Making Sure the Data is Complete. The Commission also is working towards obtaining complete data. There are a number of challenges here. Some required fields are not reported by participants, and SDRs don’t believe they have the authority to reject data if it is incomplete. Though we have seen an improvement across a number of data fields, there is additional work to do. In the past, CFTC Chairman Massad has underscored his belief that the CFTC should change its rules so that SDRs have a greater ability to improve the quality of data before it arrives at the CFTC. Staff is looking closely at this possibility.

Refining Swap Identifiers. The CFTC is working to develop a uniform, effective means to identify swaps and swap activity by participant, transaction and product type throughout the swap life cycle. These include the Legal Entity Identifier (LEI) as well as the Unique Transaction Identifier (UTI) and Unique Product Identifier (UPI). The LEI is the most advanced. It is a critical way to identify a specific entity and its activities. There are more than 400,000 LEIs today.

Our goal is to expand the usefulness of the LEI so that it can be used to identify related entities – and aggregate positions or transactions among them, something that cannot be done efficiently today.

Aggregation is particularly important given that many market participants have a number of affiliates. The Commission currently can aggregate entities manually by name, but that is time consuming and not always accurate. The CFTC is working closely with the LEI Regulatory Oversight Committee (ROC) and other regulators to develop solutions that will address this challenge. The LEI ROC is a group of more than 70 public authorities from more than 40 countries. Its mission is to coordinate and oversee the development of a worldwide framework for LEIs, known as the Global LEI System.

International Efforts. The Commission is also a leader in addressing these issues internationally. The CFTC co-chairs an international task force that is leading the effort to harmonize data reporting standards. This has been formed under the auspices of Committee on Payments and Market Infrastructures (CPMI) and the International Organization of Securities Commissions (IOSCO), and it involves many representatives from regulators in the G-20 nations. I am pleased to co-chair this task force.

One of the task force’s projects is to standardize the reporting of data fields by proposing definitions and formats for each field. The task force recently published an initial consultative document containing a batch of data fields. The CFTC is coordinating its in-house standardization efforts with this international work.

In addition, that same international task force on data is developing a standardized unique transaction identifier, which is similar to our unique swap identifier. This will enable regulators to track a particular swap through its life cycle.

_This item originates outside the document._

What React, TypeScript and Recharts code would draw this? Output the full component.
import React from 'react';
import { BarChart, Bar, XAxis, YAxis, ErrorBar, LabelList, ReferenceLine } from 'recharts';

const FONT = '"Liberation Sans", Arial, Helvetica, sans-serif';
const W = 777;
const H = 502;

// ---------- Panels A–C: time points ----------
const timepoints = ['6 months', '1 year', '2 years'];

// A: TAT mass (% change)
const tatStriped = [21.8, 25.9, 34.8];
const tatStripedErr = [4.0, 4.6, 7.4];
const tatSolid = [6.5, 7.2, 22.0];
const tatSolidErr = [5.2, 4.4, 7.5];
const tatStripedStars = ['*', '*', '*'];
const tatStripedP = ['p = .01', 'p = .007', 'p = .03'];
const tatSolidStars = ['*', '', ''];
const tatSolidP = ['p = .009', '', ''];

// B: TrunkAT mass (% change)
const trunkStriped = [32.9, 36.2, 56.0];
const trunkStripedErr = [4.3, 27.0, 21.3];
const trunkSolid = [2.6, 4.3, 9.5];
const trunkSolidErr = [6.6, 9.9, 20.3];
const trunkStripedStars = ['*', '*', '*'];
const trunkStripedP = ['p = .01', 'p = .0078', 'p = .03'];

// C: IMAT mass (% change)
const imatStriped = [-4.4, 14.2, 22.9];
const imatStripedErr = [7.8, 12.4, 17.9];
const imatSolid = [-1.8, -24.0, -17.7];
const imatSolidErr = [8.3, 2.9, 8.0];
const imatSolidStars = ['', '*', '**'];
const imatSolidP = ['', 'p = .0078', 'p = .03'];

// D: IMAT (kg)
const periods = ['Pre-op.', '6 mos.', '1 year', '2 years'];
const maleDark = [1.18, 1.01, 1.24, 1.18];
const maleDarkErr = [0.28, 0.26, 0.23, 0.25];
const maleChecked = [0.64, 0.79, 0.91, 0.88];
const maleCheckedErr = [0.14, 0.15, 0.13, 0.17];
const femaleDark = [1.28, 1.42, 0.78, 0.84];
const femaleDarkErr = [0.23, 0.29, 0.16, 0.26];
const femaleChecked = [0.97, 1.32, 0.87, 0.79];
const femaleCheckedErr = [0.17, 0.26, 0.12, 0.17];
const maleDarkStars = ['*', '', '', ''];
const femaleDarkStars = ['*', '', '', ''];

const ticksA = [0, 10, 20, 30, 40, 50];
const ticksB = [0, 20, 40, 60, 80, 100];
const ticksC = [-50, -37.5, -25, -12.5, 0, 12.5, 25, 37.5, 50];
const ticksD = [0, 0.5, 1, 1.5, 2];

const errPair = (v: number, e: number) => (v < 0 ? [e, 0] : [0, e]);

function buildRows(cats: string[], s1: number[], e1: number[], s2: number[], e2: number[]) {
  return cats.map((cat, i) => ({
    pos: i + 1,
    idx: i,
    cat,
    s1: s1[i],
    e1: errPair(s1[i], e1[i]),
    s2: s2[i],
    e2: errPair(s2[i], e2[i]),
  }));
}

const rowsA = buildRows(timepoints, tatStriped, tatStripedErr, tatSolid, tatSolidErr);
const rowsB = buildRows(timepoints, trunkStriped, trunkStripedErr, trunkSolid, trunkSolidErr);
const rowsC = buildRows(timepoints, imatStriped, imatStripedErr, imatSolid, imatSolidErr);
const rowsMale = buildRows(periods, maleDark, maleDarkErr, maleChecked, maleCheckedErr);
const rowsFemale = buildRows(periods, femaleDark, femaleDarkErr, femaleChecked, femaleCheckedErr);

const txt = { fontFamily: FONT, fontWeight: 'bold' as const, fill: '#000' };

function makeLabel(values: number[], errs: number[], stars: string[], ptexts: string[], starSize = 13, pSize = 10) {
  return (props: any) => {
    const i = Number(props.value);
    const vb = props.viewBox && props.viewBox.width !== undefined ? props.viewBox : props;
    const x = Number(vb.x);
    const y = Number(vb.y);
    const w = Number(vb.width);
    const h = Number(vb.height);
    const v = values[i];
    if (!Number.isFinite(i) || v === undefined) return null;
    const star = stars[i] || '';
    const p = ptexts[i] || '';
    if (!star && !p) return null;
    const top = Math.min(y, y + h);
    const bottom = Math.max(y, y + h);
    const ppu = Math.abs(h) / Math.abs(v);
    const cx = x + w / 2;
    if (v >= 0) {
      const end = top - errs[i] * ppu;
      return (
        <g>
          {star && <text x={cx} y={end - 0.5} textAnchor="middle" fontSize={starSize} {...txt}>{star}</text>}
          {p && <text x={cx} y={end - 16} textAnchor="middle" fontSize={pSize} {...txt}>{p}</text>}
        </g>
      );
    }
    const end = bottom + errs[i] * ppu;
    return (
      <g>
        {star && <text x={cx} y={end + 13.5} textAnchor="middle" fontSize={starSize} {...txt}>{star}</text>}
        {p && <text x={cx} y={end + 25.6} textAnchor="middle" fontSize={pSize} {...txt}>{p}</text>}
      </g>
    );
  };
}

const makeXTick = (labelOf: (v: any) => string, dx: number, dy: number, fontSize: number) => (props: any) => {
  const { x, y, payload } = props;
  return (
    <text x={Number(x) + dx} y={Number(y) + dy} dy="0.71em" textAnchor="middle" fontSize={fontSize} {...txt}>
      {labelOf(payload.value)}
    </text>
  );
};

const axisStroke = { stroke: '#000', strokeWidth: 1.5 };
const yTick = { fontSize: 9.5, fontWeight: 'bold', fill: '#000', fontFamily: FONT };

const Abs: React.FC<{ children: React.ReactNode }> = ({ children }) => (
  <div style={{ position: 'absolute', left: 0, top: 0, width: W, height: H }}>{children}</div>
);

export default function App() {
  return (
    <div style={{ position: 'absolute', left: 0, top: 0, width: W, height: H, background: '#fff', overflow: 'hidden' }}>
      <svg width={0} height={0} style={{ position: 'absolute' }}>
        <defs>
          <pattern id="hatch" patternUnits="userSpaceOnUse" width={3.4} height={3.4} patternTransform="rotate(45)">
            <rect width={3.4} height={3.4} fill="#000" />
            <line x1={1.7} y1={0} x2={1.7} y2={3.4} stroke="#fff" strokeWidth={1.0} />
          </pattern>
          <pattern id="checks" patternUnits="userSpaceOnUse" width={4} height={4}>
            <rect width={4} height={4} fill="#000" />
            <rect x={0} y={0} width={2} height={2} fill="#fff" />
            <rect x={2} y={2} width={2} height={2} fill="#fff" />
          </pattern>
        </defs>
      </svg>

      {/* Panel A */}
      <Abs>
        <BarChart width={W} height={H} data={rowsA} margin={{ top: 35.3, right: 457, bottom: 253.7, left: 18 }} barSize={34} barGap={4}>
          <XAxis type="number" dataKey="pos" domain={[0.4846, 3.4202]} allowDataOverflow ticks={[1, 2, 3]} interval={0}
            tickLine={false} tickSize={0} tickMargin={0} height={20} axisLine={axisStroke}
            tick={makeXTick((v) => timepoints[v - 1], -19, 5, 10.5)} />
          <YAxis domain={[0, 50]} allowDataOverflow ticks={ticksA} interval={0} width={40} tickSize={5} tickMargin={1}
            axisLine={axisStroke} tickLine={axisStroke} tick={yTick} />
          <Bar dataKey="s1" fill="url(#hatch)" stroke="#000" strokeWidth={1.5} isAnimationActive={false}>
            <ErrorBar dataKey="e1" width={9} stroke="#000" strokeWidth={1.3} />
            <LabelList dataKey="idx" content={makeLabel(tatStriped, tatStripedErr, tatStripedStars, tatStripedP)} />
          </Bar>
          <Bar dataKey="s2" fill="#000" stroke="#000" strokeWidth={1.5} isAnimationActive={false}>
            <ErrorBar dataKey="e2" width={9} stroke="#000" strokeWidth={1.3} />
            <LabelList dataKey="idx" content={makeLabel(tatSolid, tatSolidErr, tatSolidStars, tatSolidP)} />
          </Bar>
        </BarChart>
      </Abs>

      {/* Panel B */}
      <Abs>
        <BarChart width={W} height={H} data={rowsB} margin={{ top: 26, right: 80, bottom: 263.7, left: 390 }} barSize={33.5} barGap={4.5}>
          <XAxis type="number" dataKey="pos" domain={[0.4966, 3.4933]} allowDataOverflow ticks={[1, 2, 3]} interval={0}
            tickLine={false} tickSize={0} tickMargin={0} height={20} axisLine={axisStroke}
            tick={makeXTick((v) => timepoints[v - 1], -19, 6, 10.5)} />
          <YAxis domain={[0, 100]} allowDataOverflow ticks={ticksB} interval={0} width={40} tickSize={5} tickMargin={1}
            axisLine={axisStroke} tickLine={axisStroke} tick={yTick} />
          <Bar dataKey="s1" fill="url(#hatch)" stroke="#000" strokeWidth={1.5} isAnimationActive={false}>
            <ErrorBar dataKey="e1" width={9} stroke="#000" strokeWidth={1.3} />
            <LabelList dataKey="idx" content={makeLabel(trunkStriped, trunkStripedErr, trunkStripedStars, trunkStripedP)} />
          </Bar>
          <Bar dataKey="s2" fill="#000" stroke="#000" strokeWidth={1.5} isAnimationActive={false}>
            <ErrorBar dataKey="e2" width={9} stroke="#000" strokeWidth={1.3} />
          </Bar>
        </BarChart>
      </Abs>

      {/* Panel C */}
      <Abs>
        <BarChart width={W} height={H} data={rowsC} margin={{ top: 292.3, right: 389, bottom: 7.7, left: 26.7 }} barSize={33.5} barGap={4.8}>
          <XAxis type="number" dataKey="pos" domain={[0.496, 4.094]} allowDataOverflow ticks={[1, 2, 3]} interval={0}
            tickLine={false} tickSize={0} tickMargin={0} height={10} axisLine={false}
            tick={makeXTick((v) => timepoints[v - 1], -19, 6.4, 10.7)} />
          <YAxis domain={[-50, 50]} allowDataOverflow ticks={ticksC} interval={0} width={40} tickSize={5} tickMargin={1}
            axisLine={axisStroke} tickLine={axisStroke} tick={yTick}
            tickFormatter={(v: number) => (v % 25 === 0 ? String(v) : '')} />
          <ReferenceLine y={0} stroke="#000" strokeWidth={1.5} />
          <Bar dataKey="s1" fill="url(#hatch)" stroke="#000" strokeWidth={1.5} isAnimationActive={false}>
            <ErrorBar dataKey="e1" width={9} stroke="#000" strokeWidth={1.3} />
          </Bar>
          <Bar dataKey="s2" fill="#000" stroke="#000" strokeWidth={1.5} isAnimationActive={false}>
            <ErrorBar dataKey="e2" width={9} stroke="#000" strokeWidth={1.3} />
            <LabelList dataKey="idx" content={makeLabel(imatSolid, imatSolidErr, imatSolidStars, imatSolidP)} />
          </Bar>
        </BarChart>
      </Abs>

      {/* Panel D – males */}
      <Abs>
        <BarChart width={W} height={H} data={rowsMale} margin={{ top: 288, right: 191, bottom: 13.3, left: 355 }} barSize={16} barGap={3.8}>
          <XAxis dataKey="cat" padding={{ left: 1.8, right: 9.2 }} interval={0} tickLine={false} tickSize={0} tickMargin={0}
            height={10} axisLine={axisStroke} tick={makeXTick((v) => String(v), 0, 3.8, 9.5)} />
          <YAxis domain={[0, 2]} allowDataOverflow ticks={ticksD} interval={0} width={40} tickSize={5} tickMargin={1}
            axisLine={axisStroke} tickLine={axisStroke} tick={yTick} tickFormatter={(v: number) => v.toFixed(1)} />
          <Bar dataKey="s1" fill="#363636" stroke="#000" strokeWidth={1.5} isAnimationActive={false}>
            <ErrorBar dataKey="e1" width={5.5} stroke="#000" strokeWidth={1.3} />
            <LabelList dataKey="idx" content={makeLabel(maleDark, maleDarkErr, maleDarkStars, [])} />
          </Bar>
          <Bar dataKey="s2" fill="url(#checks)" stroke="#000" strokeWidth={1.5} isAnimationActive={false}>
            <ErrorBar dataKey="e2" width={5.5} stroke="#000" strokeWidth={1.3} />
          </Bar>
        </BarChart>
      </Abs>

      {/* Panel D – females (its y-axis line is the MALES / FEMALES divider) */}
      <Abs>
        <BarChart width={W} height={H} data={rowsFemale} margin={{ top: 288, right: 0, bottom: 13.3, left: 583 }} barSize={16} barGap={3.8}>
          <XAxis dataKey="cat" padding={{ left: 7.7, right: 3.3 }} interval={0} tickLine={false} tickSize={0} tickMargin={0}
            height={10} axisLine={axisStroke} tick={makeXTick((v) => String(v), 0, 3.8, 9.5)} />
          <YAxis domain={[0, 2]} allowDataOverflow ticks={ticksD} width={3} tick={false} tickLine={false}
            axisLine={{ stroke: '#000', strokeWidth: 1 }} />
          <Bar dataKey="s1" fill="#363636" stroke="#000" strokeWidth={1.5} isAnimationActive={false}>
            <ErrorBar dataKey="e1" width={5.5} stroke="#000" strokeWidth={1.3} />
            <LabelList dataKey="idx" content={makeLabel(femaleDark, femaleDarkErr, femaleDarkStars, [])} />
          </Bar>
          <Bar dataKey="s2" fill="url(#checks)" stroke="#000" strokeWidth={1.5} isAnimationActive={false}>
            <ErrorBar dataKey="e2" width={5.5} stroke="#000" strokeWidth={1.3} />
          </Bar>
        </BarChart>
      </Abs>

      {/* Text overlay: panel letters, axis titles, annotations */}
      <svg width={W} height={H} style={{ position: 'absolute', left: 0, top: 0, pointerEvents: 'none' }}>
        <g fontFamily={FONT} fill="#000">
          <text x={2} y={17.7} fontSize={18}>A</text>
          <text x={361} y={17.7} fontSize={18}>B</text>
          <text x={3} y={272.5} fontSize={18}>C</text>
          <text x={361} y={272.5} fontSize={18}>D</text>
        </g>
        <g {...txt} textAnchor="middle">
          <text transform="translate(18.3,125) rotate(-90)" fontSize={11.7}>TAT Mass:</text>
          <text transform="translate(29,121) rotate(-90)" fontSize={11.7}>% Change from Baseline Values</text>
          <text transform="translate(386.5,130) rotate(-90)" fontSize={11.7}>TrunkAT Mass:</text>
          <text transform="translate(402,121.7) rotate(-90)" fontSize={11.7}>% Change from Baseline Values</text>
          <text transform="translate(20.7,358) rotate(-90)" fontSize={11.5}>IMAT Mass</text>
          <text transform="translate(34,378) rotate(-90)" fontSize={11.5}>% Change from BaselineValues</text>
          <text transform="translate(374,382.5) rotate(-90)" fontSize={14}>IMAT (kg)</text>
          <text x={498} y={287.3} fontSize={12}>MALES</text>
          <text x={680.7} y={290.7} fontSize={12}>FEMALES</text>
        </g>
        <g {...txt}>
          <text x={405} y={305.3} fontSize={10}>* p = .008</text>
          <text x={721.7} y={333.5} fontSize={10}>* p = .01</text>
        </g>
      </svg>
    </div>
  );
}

This international forum is also developing a standardized unique product identifier, which will enable regulators to classify swaps by product type. They expect to issue guidance on both the UTI and UPI this year. This work will enable us to track swaps and aggregate data much more effectively.

Clarifying Reporting Obligations and Eliminating Unnecessary Reporting Obligations. The Commission has also endeavored to clarify who has the obligation to report data and what data must be reported. It is also working to eliminate reporting obligations that are not necessary.

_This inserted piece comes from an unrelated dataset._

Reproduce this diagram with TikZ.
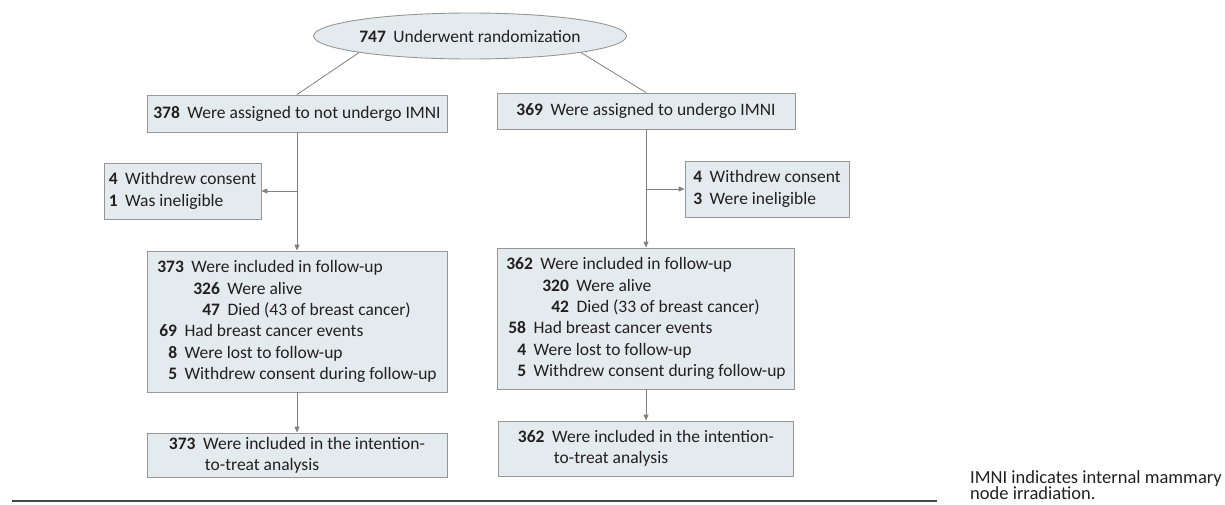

For example, CFTC staff made it clear that SEFs do not have an obligation to report confirmation data they do not possess—such as confirmation data that is incorporated from an underlying Master Agreement. Commission staff have made clear that SEFs only need to report the primary economic terms and such other confirmation data to which they already have access. This relieves SEFs of any obligation to obtain an underlying Master Agreement or similar documentation.

The Commission has also proposed modifications to the rules governing recordkeeping and reporting of cleared swaps. Under the current regime, if a swap is transacted on a SEF, it is reported to an SDR. If that “alpha” swap is then cleared, the so-called “beta” and “gamma” swaps that are created as a result are also reported. But those two new swaps might be reported to a different SDR than the one to which the original alpha swap was reported, and there might not be any record of the termination of the alpha swap. This creates confusion.

Recently, the Commission proposed to fix these issues by creating a simple, consistent process for the reporting of cleared swaps. That means clarifying the reporting obligations of the clearinghouse where the swap is cleared. If adopted by the Commission, this clarification will help ensure that there are not multiple records of a swap that can lead to erroneous double counting, and that accurate valuations of swaps are provided on an ongoing basis. It will eliminate unnecessary reporting requirements. It will help to reduce reporting costs and improve the quality of swap data. And it will improve the Commission’s ability to trace swaps from execution through clearing.

The CFTC is taking other actions to eliminate reporting certain obligations when unnecessary. For example, the Commission has proposed eliminating the obligation of commercial participants to report trade options to SDRs, as to ensure the benefits outweigh the costs.

Further, CFTC staff has eliminated the Index Investment Data report, which we produce monthly. This is a survey of index-related holdings of certain traders and dealers. The report was started before our current swap reporting rules were implemented.

Enforcing Reporting Obligations. Equally important to our data efforts is the need to enforce reporting obligations. For those industry participants who do not make timely, complete and accurate reporting, the Commission has carried out enforcement actions. Recently, the Commission fined a major global bank $2.5 million for repeated failures to comply with swap reporting obligations, including failing to report swaps and failing to correct errors in its reporting. And since the beginning of 2014, the CFTC has brought actions against six other institutions, including other major banks and an exchange, for various types of reporting violations. Promoting compliance in recordkeeping and reporting, and holding those who are not in compliance accountable, remains an important priority.

Conclusion

Thank you, Mr. Chairman and members of this Committee. Let me conclude by reiterating that this swap data reporting effort is a significant, global undertaking. As with any such effort, completing it properly will take time.

However, there should be no doubt that this is a priority and the Commission has made substantial progress. During the crisis, regulators and market participants were unaware of what the swaps market truly looked like. Today, we have much greater transparency into those markets, which benefits regulators, lawmakers and market participants alike. As the CFTC refines the data and reporting system over time, we will further enhance that transparency and thereby, the resiliency of our financial system.

Thank you for again for inviting me. I welcome your thoughts and questions.